Article Authors: Carolyn Greene, Katharina Maier, Marta-Marika Urbanik 

Write-up by IRIS team member: Eunsong Park

The initial article presented the experiences of people who use drugs (PWUD) when a safe consumption site (SCS) in a Canadian city underwent closure and changed into a smaller mobile overdose prevention site. SCSs are medically supervised spaces where PWUD can use their pre-obtained drugs. Research has demonstrated that they have positive outcomes for PWUD’ health including reduction of drug overdose deaths and improvement of community safety.
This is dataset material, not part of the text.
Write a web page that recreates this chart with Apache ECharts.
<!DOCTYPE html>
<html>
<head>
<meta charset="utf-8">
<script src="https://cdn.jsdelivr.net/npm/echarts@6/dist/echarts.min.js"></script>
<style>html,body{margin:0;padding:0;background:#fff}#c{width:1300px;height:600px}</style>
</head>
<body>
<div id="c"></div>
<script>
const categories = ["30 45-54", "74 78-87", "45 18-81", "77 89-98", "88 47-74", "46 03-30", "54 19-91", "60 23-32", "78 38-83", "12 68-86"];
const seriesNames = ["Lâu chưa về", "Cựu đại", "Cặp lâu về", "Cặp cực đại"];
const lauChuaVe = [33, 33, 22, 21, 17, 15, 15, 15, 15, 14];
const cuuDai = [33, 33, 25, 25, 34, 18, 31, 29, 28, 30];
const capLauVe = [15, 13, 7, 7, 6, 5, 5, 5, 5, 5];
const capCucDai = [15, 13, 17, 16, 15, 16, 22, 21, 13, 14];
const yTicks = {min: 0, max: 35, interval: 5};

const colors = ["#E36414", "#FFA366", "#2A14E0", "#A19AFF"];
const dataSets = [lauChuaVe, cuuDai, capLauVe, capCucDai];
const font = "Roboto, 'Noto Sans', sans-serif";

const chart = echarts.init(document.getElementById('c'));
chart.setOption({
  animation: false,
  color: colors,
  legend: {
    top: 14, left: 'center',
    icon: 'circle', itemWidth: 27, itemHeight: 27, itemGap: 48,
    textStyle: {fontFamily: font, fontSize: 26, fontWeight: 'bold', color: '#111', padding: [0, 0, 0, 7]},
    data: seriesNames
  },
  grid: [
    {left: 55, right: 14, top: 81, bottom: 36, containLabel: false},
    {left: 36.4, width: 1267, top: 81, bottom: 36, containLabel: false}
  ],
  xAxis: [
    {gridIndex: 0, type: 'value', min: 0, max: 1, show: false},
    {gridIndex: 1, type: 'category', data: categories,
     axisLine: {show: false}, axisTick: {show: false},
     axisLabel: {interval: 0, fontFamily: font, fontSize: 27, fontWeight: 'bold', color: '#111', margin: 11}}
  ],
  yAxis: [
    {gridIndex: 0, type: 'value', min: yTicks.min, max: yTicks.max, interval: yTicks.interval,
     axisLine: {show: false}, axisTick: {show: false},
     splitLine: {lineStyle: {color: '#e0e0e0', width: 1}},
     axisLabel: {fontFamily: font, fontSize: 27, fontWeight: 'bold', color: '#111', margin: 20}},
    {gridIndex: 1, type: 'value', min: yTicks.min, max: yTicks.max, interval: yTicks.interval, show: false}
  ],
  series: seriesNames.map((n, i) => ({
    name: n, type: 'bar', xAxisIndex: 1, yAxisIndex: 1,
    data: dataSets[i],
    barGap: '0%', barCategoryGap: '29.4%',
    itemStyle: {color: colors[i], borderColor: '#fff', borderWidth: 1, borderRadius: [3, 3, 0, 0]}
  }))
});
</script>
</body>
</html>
Currently, over 150 SCSs are operational in more than 60 cities across 12 countries.   

The SCS in Lethbridge, Canada where the study took place, was established in 2018 and was compelled to close in 2020 due to political opposition. The study conducted 50 semi-structured interviews with PWUD. This study shared the PWUD’ perspectives on their experiences with the SCS and its subsequent closure, leading to the opening of the smaller mobile site. The participants reported that significantly more people utilized the SCS than the mobile site, and they witnessed an increase in drug overdose deaths following the SCS closure.  
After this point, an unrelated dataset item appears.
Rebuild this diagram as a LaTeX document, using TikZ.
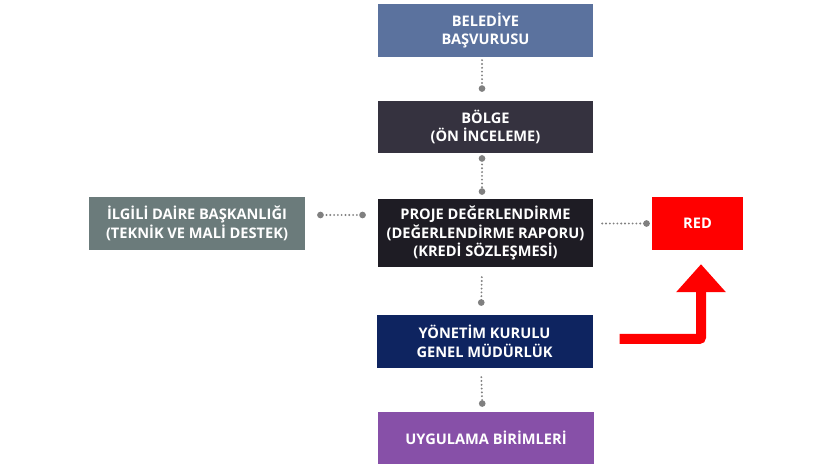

The SCS differed from the mobile site in several fundamental ways.  

  1. The SCS provided access to smoking rooms.  

  2. The mobile site was in an area with frequent site of public intimidation and assault. 

  3. The SCS offered various other resources and services, such as social hangout space, health care, social services, and addiction services, beyond providing drug consumption space.  

  4. The SCS was preferred by PWUD over the mobile site despite having a longer waiting time.  

In 2017 the Abell Foundation issued a report emphasizing the need for establishing SCSs in Baltimore and offered recommendations for doing so. The recommendations include the following: 

  1. Providing comprehensive services including housing, legal, and mental health referrals. 

  2. Exploring locations for convenience using existing community-based organizations. 

  3. Considering other drug consumption methods beyond the injection.  

  4. Engaging partners across multiple sectors including business owners and law enforcement.  

  5. Inviting current and former PWUD to participate in planning and implementing the SCSs while adopting a racial justice framework.  

Since 2016, bills aimed at opening SCSs in Maryland have been introduced almost every year but have failed to pass until this year. However, the bill's supporters are optimistic about its chances of success soon, thanks to community education efforts and a more accommodating political environment.  

The Baltimore Harm Reduction Coalition is a leader in advocacy for SCSs, and their BRIDGES Coalition continues to push for their establishment. This includes setting up a mock site at the Charles Theatre in Jan 2023 and launching a “Yes on My Block” campaign, which urges Baltimore City residents to sign a petition in support of SCSs. Valuable insights into the steps necessary to maximize public health outcomes while establishing SCSs in Maryland can be found in both the Canadian study and the Abell Foundations report for Baltimore City. 


Greene, C. M., Maier, K., & Urbanik, M. (2023). “It’s just not the same”: Exploring PWUD’ perceptions of and experiences with drug policy and SCS services change in a Canadian City. International Journal of Drug Policy, 111, 103934. 

Sherman, S. (n.d.) Safe Consumption Spaces: A Strategy for Baltimore City. Abell Foundation.